▸ YOUR TASK: The data below needs to be returned exactly, line for line.

## start DATA

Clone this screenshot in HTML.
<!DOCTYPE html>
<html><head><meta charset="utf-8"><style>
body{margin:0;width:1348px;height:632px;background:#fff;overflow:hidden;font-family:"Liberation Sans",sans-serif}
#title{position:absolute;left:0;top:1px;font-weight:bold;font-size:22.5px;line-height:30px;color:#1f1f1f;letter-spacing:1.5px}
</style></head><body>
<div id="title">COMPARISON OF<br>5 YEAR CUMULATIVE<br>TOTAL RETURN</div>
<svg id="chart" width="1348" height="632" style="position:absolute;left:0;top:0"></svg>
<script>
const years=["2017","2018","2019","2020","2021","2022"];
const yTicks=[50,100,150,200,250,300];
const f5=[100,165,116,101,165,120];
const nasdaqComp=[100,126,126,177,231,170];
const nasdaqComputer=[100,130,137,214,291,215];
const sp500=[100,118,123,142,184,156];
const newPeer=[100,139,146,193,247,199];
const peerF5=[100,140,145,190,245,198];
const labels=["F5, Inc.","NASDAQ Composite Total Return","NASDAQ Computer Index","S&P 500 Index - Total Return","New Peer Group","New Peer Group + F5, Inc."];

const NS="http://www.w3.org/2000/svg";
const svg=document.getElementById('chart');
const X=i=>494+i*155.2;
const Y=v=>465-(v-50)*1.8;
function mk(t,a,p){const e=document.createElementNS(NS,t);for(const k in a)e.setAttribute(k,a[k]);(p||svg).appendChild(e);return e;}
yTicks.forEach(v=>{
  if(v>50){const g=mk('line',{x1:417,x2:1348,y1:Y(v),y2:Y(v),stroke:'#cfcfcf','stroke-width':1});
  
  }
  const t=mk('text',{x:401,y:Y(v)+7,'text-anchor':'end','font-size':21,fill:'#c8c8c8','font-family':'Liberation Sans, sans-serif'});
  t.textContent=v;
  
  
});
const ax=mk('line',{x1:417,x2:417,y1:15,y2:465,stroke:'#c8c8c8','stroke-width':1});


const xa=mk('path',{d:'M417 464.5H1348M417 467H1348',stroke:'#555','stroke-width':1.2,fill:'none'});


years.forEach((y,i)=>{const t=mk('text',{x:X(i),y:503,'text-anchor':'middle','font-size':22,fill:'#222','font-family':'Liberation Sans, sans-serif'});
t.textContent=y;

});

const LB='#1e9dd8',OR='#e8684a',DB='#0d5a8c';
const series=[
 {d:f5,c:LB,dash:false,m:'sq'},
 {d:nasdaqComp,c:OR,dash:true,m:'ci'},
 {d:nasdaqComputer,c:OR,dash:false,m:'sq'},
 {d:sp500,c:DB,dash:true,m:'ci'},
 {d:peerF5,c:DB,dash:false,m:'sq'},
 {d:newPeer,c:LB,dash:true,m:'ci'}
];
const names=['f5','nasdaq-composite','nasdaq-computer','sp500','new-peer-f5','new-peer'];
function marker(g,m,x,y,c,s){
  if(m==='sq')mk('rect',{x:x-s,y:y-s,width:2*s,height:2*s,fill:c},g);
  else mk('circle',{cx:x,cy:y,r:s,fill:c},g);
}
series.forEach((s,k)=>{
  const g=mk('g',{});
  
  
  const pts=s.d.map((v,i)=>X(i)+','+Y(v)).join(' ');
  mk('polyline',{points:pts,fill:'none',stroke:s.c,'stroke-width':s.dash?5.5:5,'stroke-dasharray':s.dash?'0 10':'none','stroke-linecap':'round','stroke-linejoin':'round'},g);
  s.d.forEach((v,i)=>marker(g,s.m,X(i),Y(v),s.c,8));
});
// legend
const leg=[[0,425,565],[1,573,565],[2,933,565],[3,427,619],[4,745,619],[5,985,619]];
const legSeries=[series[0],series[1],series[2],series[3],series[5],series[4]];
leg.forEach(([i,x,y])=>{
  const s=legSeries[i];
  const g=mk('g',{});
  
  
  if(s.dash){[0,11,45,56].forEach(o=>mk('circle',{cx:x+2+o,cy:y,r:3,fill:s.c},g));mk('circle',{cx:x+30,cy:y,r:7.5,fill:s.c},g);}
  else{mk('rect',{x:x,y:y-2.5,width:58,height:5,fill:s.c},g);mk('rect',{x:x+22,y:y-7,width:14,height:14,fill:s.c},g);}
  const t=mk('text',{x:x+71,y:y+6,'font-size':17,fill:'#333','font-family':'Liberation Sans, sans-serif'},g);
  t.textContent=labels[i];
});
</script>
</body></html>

## end DATA

▸ THE RESPONSE:
Clone this screenshot in HTML.
<!DOCTYPE html>
<html><head><meta charset="utf-8"><style>
body{margin:0;width:1348px;height:632px;background:#fff;overflow:hidden;font-family:"Liberation Sans",sans-serif}
#title{position:absolute;left:0;top:1px;font-weight:bold;font-size:22.5px;line-height:30px;color:#1f1f1f;letter-spacing:1.5px}
</style></head><body>
<div id="title">COMPARISON OF<br>5 YEAR CUMULATIVE<br>TOTAL RETURN</div>
<svg id="chart" width="1348" height="632" style="position:absolute;left:0;top:0"></svg>
<script>
const years=["2017","2018","2019","2020","2021","2022"];
const yTicks=[50,100,150,200,250,300];
const f5=[100,165,116,101,165,120];
const nasdaqComp=[100,126,126,177,231,170];
const nasdaqComputer=[100,130,137,214,291,215];
const sp500=[100,118,123,142,184,156];
const newPeer=[100,139,146,193,247,199];
const peerF5=[100,140,145,190,245,198];
const labels=["F5, Inc.","NASDAQ Composite Total Return","NASDAQ Computer Index","S&P 500 Index - Total Return","New Peer Group","New Peer Group + F5, Inc."];

const NS="http://www.w3.org/2000/svg";
const svg=document.getElementById('chart');
const X=i=>494+i*155.2;
const Y=v=>465-(v-50)*1.8;
function mk(t,a,p){const e=document.createElementNS(NS,t);for(const k in a)e.setAttribute(k,a[k]);(p||svg).appendChild(e);return e;}
yTicks.forEach(v=>{
  if(v>50){const g=mk('line',{x1:417,x2:1348,y1:Y(v),y2:Y(v),stroke:'#cfcfcf','stroke-width':1});
  
  }
  const t=mk('text',{x:401,y:Y(v)+7,'text-anchor':'end','font-size':21,fill:'#c8c8c8','font-family':'Liberation Sans, sans-serif'});
  t.textContent=v;
  
  
});
const ax=mk('line',{x1:417,x2:417,y1:15,y2:465,stroke:'#c8c8c8','stroke-width':1});


const xa=mk('path',{d:'M417 464.5H1348M417 467H1348',stroke:'#555','stroke-width':1.2,fill:'none'});


years.forEach((y,i)=>{const t=mk('text',{x:X(i),y:503,'text-anchor':'middle','font-size':22,fill:'#222','font-family':'Liberation Sans, sans-serif'});
t.textContent=y;

});

const LB='#1e9dd8',OR='#e8684a',DB='#0d5a8c';
const series=[
 {d:f5,c:LB,dash:false,m:'sq'},
 {d:nasdaqComp,c:OR,dash:true,m:'ci'},
 {d:nasdaqComputer,c:OR,dash:false,m:'sq'},
 {d:sp500,c:DB,dash:true,m:'ci'},
 {d:peerF5,c:DB,dash:false,m:'sq'},
 {d:newPeer,c:LB,dash:true,m:'ci'}
];
const names=['f5','nasdaq-composite','nasdaq-computer','sp500','new-peer-f5','new-peer'];
function marker(g,m,x,y,c,s){
  if(m==='sq')mk('rect',{x:x-s,y:y-s,width:2*s,height:2*s,fill:c},g);
  else mk('circle',{cx:x,cy:y,r:s,fill:c},g);
}
series.forEach((s,k)=>{
  const g=mk('g',{});
  
  
  const pts=s.d.map((v,i)=>X(i)+','+Y(v)).join(' ');
  mk('polyline',{points:pts,fill:'none',stroke:s.c,'stroke-width':s.dash?5.5:5,'stroke-dasharray':s.dash?'0 10':'none','stroke-linecap':'round','stroke-linejoin':'round'},g);
  s.d.forEach((v,i)=>marker(g,s.m,X(i),Y(v),s.c,8));
});
// legend
const leg=[[0,425,565],[1,573,565],[2,933,565],[3,427,619],[4,745,619],[5,985,619]];
const legSeries=[series[0],series[1],series[2],series[3],series[5],series[4]];
leg.forEach(([i,x,y])=>{
  const s=legSeries[i];
  const g=mk('g',{});
  
  
  if(s.dash){[0,11,45,56].forEach(o=>mk('circle',{cx:x+2+o,cy:y,r:3,fill:s.c},g));mk('circle',{cx:x+30,cy:y,r:7.5,fill:s.c},g);}
  else{mk('rect',{x:x,y:y-2.5,width:58,height:5,fill:s.c},g);mk('rect',{x:x+22,y:y-7,width:14,height:14,fill:s.c},g);}
  const t=mk('text',{x:x+71,y:y+6,'font-size':17,fill:'#333','font-family':'Liberation Sans, sans-serif'},g);
  t.textContent=labels[i];
});
</script>
</body></html>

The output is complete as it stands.